Feed-Forward Network

The position-wise feed-forward network consists of two linear layers with a ReLU activation in between. It is applied independently to each position and preserves the input dimension. Formally: FFN(X) = max(0, XW1 + b1)W2 + b2.

Stacking Encoder Blocks

An encoder is formed by stacking multiple encoder blocks. The first encoder block receives the token representation matrix X, each subsequent block receives the previous block's output, and the final encoder output is the encoded representation matrix C used by the decoder.

Decoder

The decoder block resembles the encoder block but includes two multi-head attention modules and a final linear + softmax layer to compute the probability distribution over output tokens. The first multi-head attention in the decoder is masked to prevent positions from attending to subsequent positions during training or autoregressive generation. The second multi-head attention uses the encoder output as K and V, while Q is derived from the previous decoder block output. The final softmax layer computes the probability of the next token.

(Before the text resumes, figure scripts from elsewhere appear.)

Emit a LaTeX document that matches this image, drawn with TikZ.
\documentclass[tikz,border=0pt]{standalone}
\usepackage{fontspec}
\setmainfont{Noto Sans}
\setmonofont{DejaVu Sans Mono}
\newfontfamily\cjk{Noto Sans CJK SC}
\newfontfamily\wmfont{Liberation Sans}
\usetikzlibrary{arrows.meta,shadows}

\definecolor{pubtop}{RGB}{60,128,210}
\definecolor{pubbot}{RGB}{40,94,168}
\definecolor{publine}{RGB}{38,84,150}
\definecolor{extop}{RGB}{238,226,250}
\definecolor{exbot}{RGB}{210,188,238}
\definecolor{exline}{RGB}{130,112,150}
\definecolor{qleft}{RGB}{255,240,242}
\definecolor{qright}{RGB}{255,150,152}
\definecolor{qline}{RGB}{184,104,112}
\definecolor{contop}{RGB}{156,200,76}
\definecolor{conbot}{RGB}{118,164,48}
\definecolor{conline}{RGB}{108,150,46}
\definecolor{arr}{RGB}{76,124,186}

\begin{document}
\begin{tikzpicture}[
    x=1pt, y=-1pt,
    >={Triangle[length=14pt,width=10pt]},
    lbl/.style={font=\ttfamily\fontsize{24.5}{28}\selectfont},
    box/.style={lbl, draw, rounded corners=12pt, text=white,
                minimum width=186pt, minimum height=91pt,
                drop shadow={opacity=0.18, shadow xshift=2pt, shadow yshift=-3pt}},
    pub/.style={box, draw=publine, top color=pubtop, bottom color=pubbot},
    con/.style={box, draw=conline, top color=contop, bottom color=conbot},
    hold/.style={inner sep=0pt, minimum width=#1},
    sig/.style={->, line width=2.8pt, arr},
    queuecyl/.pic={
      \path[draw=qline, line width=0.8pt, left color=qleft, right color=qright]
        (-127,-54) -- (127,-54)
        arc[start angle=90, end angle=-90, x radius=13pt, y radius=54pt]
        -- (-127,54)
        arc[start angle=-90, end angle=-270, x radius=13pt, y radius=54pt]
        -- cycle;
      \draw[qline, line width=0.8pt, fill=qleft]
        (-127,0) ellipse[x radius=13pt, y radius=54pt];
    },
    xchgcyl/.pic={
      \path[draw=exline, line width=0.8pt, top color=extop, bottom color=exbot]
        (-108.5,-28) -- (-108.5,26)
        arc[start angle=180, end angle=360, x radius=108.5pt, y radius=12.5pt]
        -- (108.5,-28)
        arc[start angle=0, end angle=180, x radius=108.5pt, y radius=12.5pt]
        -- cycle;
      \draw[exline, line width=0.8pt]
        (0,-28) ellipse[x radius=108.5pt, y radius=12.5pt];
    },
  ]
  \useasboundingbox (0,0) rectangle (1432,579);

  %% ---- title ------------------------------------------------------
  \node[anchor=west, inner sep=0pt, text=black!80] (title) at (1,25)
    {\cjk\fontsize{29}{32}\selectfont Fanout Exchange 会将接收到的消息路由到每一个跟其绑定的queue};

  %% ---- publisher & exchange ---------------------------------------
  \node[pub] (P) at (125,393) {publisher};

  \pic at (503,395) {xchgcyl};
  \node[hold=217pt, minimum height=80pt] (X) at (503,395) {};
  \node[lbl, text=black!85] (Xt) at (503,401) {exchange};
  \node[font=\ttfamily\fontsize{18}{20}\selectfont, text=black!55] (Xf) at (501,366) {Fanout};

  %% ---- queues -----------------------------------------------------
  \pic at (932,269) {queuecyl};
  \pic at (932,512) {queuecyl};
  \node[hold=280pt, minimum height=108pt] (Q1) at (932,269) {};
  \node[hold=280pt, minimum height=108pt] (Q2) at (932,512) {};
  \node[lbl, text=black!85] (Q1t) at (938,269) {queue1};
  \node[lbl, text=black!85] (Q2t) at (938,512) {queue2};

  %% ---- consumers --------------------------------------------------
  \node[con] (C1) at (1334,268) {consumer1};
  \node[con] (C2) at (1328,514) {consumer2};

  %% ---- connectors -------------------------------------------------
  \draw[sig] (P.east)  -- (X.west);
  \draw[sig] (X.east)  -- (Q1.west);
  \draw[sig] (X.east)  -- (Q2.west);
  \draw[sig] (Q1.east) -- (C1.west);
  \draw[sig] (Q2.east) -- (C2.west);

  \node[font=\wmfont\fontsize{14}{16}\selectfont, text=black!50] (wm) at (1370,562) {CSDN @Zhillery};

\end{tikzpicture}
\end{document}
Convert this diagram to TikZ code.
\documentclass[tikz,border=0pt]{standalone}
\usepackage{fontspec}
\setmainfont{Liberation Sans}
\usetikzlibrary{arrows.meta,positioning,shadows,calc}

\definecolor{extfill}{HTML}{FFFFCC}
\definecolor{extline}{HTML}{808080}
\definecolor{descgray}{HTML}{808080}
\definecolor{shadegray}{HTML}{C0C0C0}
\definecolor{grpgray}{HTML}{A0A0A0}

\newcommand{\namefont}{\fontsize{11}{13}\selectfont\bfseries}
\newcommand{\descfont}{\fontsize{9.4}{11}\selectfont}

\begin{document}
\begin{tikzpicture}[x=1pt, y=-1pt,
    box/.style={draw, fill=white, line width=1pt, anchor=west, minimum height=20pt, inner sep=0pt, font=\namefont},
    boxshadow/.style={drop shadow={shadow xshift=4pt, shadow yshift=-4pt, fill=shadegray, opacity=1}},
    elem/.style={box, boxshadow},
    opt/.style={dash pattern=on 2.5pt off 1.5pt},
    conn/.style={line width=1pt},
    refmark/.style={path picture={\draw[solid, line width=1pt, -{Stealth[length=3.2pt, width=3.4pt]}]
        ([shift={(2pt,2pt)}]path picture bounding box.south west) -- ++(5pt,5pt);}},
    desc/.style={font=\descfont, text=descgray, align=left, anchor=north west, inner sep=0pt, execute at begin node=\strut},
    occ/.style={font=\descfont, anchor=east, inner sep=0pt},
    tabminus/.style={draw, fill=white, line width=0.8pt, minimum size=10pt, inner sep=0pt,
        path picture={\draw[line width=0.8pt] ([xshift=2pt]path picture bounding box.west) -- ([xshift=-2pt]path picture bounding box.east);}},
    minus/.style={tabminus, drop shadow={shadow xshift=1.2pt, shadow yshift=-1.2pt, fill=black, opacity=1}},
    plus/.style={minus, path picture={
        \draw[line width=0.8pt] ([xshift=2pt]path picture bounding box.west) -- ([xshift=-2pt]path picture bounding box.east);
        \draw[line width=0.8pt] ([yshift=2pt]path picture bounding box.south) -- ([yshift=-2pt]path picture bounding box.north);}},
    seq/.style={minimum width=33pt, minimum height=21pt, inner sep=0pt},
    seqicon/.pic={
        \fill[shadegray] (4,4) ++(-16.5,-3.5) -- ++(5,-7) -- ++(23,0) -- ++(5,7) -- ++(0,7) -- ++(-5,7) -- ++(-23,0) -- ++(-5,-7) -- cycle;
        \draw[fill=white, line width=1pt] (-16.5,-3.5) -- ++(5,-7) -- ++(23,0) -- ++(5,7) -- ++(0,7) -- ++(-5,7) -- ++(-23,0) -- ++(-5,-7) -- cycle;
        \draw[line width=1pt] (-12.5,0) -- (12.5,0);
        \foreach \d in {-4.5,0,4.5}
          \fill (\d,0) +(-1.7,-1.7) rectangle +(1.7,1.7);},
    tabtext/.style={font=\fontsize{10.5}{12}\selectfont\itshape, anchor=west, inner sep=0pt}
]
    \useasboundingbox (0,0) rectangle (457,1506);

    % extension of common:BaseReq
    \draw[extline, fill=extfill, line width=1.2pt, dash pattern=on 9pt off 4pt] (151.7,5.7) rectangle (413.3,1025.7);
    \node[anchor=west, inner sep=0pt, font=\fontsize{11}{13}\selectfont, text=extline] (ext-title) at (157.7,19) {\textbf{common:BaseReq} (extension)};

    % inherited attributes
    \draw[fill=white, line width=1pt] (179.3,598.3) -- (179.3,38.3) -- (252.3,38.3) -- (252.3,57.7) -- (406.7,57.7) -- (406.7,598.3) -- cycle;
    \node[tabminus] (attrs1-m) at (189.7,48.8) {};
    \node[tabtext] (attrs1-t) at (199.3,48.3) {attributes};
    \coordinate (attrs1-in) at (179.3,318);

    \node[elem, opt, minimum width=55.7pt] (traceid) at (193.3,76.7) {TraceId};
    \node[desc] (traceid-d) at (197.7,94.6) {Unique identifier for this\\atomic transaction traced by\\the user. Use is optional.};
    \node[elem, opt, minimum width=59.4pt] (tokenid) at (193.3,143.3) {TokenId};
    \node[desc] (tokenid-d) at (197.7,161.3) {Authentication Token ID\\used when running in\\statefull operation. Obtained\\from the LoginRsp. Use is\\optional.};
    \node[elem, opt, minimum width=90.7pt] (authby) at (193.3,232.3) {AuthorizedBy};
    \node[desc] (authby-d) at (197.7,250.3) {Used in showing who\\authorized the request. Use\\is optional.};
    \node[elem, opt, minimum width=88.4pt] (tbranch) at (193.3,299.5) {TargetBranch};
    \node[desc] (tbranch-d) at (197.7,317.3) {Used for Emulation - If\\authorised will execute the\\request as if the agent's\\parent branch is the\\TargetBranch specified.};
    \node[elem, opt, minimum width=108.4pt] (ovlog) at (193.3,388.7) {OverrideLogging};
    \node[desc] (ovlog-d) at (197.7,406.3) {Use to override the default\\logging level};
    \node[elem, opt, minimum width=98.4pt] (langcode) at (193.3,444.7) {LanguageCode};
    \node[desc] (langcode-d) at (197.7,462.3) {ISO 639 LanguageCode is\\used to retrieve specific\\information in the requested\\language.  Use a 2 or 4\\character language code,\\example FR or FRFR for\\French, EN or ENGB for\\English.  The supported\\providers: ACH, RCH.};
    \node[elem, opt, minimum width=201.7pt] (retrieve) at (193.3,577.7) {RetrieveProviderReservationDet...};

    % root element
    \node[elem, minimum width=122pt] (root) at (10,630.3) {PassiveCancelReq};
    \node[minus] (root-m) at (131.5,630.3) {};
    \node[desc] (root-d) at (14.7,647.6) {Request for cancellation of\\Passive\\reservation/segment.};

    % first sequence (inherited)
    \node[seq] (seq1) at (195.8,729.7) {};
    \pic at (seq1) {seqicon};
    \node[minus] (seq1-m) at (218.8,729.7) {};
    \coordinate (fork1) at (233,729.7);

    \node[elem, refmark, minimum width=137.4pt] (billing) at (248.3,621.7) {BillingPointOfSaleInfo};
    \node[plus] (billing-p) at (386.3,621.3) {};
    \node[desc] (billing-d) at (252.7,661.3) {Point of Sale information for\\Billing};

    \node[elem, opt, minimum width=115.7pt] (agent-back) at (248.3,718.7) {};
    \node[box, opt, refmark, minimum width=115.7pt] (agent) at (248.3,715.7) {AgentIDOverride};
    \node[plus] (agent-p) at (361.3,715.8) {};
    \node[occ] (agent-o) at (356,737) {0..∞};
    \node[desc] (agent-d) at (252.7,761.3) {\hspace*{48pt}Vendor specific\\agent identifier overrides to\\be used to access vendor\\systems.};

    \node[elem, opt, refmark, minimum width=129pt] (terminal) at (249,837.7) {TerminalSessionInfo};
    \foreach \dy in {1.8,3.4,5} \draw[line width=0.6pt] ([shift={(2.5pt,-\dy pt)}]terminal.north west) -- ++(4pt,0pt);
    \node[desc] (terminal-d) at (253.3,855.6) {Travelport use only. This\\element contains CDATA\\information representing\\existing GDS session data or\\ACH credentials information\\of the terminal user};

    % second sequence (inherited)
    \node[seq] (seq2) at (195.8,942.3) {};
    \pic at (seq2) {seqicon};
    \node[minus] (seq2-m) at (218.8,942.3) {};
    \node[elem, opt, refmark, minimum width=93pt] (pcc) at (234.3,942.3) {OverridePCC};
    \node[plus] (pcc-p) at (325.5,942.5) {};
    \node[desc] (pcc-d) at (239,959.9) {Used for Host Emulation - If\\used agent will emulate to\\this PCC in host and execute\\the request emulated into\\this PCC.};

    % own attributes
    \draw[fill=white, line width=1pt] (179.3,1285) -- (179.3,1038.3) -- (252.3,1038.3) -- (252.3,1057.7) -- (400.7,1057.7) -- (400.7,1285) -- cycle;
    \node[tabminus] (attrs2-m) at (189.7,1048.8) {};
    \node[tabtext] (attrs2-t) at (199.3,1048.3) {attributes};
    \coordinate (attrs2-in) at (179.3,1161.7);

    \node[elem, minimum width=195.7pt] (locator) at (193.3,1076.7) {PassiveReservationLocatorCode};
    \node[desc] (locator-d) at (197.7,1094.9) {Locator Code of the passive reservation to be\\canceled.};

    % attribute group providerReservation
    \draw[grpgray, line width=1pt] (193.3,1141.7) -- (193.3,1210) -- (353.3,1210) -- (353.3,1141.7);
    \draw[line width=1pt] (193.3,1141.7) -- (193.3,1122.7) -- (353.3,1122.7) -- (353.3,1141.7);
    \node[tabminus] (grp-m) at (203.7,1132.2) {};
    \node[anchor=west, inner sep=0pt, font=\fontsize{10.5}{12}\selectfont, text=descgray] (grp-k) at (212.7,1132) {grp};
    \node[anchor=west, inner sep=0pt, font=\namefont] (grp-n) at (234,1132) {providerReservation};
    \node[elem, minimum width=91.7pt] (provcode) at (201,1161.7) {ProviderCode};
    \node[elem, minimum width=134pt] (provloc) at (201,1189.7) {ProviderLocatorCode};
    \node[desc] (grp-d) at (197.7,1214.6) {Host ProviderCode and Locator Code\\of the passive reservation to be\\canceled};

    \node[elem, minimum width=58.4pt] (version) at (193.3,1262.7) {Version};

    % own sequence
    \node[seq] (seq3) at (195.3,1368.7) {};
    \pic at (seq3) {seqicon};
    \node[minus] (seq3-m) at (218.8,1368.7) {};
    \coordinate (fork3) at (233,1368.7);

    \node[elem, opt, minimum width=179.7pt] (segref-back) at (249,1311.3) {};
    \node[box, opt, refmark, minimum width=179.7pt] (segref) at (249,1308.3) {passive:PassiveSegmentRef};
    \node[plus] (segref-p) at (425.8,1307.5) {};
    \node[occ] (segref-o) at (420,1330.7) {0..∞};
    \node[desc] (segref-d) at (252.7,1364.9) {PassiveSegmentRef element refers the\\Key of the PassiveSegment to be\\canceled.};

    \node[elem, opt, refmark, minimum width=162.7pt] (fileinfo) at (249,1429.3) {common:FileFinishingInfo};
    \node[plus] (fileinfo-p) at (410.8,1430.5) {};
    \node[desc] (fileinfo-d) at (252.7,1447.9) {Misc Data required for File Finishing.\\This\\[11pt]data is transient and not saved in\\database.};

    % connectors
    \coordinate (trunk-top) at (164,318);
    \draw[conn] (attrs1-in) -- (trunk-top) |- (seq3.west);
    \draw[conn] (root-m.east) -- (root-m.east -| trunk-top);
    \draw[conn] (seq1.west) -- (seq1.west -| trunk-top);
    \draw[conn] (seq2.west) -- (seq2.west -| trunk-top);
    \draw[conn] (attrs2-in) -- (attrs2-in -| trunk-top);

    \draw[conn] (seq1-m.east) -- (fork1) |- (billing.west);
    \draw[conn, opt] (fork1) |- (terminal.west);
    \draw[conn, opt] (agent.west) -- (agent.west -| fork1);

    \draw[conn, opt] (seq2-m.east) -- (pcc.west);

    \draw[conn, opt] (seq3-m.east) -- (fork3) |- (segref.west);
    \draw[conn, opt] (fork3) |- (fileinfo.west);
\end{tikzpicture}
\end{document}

Masked Multi-Head Attention

Masking ensures that when predicting token i, the model does not have access to tokens i+1 and beyond. For example, when translating "我有一只猫" into "I have a cat", the decoder first inputs a start token and predicts "I", then inputs the start token plus "I" and predicts "have", and so on. Masking enforces the autoregressive property during training.

Summary

• Transformer enables parallelized training compared with RNNs.
• Because Transformer does not inherently encode token order, positional embeddings must be added to the input representations.
• The core of Transformer is the self-attention mechanism; Q, K, V matrices are linear projections of the input.
• Multi-head attention contains multiple self-attention heads, each capturing attention patterns across different subspaces.